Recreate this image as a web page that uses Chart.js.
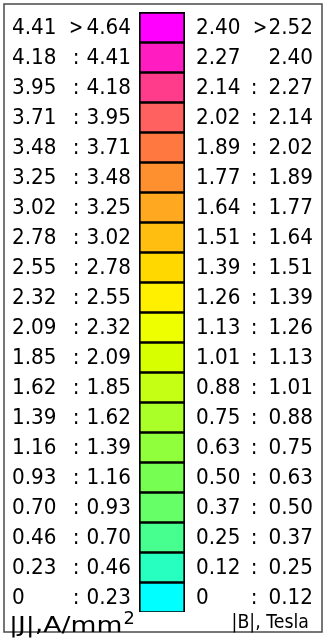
<!DOCTYPE html>
<html>
<head>
<meta charset="utf-8">
<script src="https://cdn.jsdelivr.net/npm/chart.js@4"></script>
<style>
  html, body { margin: 0; padding: 0; background: #fff; overflow: hidden; }
  #wrap { width: 325px; height: 638px; position: relative; }
</style>
</head>
<body>
<div id="wrap"><canvas id="legend" width="325" height="638"></canvas></div>
<script>
// Contour bands, listed from the top band to the bottom band.
const jLow = ['4.41', '4.18', '3.95', '3.71', '3.48', '3.25', '3.02', '2.78', '2.55', '2.32',
              '2.09', '1.85', '1.62', '1.39', '1.16', '0.93', '0.70', '0.46', '0.23', '0'];
const jSep = ['>', ':', ':', ':', ':', ':', ':', ':', ':', ':',
              ':', ':', ':', ':', ':', ':', ':', ':', ':', ':'];
const jHigh = ['4.64', '4.41', '4.18', '3.95', '3.71', '3.48', '3.25', '3.02', '2.78', '2.55',
               '2.32', '2.09', '1.85', '1.62', '1.39', '1.16', '0.93', '0.70', '0.46', '0.23'];
const bLow = ['2.40', '2.27', '2.14', '2.02', '1.89', '1.77', '1.64', '1.51', '1.39', '1.26',
              '1.13', '1.01', '0.88', '0.75', '0.63', '0.50', '0.37', '0.25', '0.12', '0'];
const bSep = ['>', '', ':', ':', ':', ':', ':', ':', ':', ':',
              ':', ':', ':', ':', ':', ':', ':', ':', ':', ':'];
const bHigh = ['2.52', '2.40', '2.27', '2.14', '2.02', '1.89', '1.77', '1.64', '1.51', '1.39',
               '1.26', '1.13', '1.01', '0.88', '0.75', '0.63', '0.50', '0.37', '0.25', '0.12'];
const bandColors = ['#FF00FF', '#FF1CC0', '#FF3C8C', '#FF6060', '#FF7840', '#FF9030', '#FFA820', '#FFBE10', '#FFD800', '#FFF000',
                    '#EEFF00', '#D8FF00', '#C4FF14', '#AAFF28', '#90FF3C', '#76FF52', '#66FF68', '#46FF8E', '#26FFC0', '#00FFFF'];
const jTitle = '|J|,A/mm';
const jTitleSup = '2';
const bTitle = '|B|, Tesla';

const bandCount = bandColors.length;
const FONT = "'DejaVu Sans', Verdana, sans-serif";

// One stacked column; dataset 0 sits at the bottom, so build from the lowest band up.
const datasets = bandColors.slice().reverse().map((color, k) => ({
  label: jLow[bandCount - 1 - k],
  data: [1],
  backgroundColor: color,
  borderColor: '#000',
  borderWidth: { top: 2, bottom: 1, left: 2, right: 2 },
  borderSkipped: false,
  barPercentage: 1,
  categoryPercentage: 1,
  stack: 'bands'
}));

// Text drawn with its own horizontal / vertical stretch.
function stretchedText(ctx, text, x, y, align, sx, sy) {
  ctx.save();
  ctx.translate(x, y);
  ctx.scale(sx, sy);
  ctx.textAlign = align;
  ctx.fillText(text, 0, 0);
  ctx.restore();
}

const legendText = {
  id: 'legendText',
  beforeDraw(chart) {
    const ctx = chart.ctx;
    ctx.save();
    ctx.fillStyle = '#fff';
    ctx.fillRect(0, 0, chart.width, chart.height);
    ctx.strokeStyle = '#4a4a4a';
    ctx.lineWidth = 1.5;
    ctx.strokeRect(4, 4, 318, 628);
    ctx.restore();
  },
  afterDraw(chart) {
    const ctx = chart.ctx;
    const y = chart.scales.y;
    ctx.save();
    ctx.fillStyle = '#000';
    ctx.font = '20px ' + FONT;
    ctx.textBaseline = 'middle';
    for (let i = 0; i < bandCount; i++) {
      const cy = y.getPixelForValue(bandCount - i - 0.5) + 1;
      const jGt = jSep[i] === '>';
      const bGt = bSep[i] === '>';
      stretchedText(ctx, jLow[i], 12, cy, 'left', 1, 1.06);
      stretchedText(ctx, jSep[i], 76, cy, 'center', jGt ? 0.85 : 1, 1.06);
      stretchedText(ctx, jHigh[i], 131, cy, 'right', 1, 1.06);
      stretchedText(ctx, bLow[i], 196, cy, 'left', 1, 1.06);
      stretchedText(ctx, bSep[i], bGt ? 260 : 254, cy, 'center', bGt ? 0.85 : 1, 1.06);
      stretchedText(ctx, bHigh[i], 313, cy, 'right', 1, 1.06);
    }
    ctx.textBaseline = 'alphabetic';
    ctx.font = '21px ' + FONT;
    stretchedText(ctx, jTitle, 9, 632, 'left', 1.27, 1.05);
    const w = ctx.measureText(jTitle).width * 1.27;
    ctx.font = '17px ' + FONT;
    stretchedText(ctx, jTitleSup, 9 + w + 1, 624, 'left', 1.05, 1.05);
    ctx.font = '17px ' + FONT;
    stretchedText(ctx, bTitle, 309, 628, 'right', 1.02, 1.12);
    ctx.restore();
  }
};

new Chart(document.getElementById('legend'), {
  type: 'bar',
  data: { labels: [''], datasets },
  options: {
    responsive: false,
    animation: false,
    layout: { padding: { left: 139, right: 140, top: 12, bottom: 26 } },
    scales: {
      x: { display: false, stacked: true },
      y: { display: false, stacked: true, min: 0, max: bandCount }
    },
    plugins: { legend: { display: false }, tooltip: { enabled: false } }
  },
  plugins: [legendText]
});
</script>
</body>
</html>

--- CHALLENGE ---
Leave out the pictures, then repeat the listing above exactly from its first line to the line with "const bTitle = '|B|, Tesla';", inclusive.

--- PROBLEM SOLUTION ---
Recreate this image as a web page that uses Chart.js.
<!DOCTYPE html>
<html>
<head>
<meta charset="utf-8">
<script src="https://cdn.jsdelivr.net/npm/chart.js@4"></script>
<style>
  html, body { margin: 0; padding: 0; background: #fff; overflow: hidden; }
  #wrap { width: 325px; height: 638px; position: relative; }
</style>
</head>
<body>
<div id="wrap"><canvas id="legend" width="325" height="638"></canvas></div>
<script>
// Contour bands, listed from the top band to the bottom band.
const jLow = ['4.41', '4.18', '3.95', '3.71', '3.48', '3.25', '3.02', '2.78', '2.55', '2.32',
              '2.09', '1.85', '1.62', '1.39', '1.16', '0.93', '0.70', '0.46', '0.23', '0'];
const jSep = ['>', ':', ':', ':', ':', ':', ':', ':', ':', ':',
              ':', ':', ':', ':', ':', ':', ':', ':', ':', ':'];
const jHigh = ['4.64', '4.41', '4.18', '3.95', '3.71', '3.48', '3.25', '3.02', '2.78', '2.55',
               '2.32', '2.09', '1.85', '1.62', '1.39', '1.16', '0.93', '0.70', '0.46', '0.23'];
const bLow = ['2.40', '2.27', '2.14', '2.02', '1.89', '1.77', '1.64', '1.51', '1.39', '1.26',
              '1.13', '1.01', '0.88', '0.75', '0.63', '0.50', '0.37', '0.25', '0.12', '0'];
const bSep = ['>', '', ':', ':', ':', ':', ':', ':', ':', ':',
              ':', ':', ':', ':', ':', ':', ':', ':', ':', ':'];
const bHigh = ['2.52', '2.40', '2.27', '2.14', '2.02', '1.89', '1.77', '1.64', '1.51', '1.39',
               '1.26', '1.13', '1.01', '0.88', '0.75', '0.63', '0.50', '0.37', '0.25', '0.12'];
const bandColors = ['#FF00FF', '#FF1CC0', '#FF3C8C', '#FF6060', '#FF7840', '#FF9030', '#FFA820', '#FFBE10', '#FFD800', '#FFF000',
                    '#EEFF00', '#D8FF00', '#C4FF14', '#AAFF28', '#90FF3C', '#76FF52', '#66FF68', '#46FF8E', '#26FFC0', '#00FFFF'];
const jTitle = '|J|,A/mm';
const jTitleSup = '2';
const bTitle = '|B|, Tesla';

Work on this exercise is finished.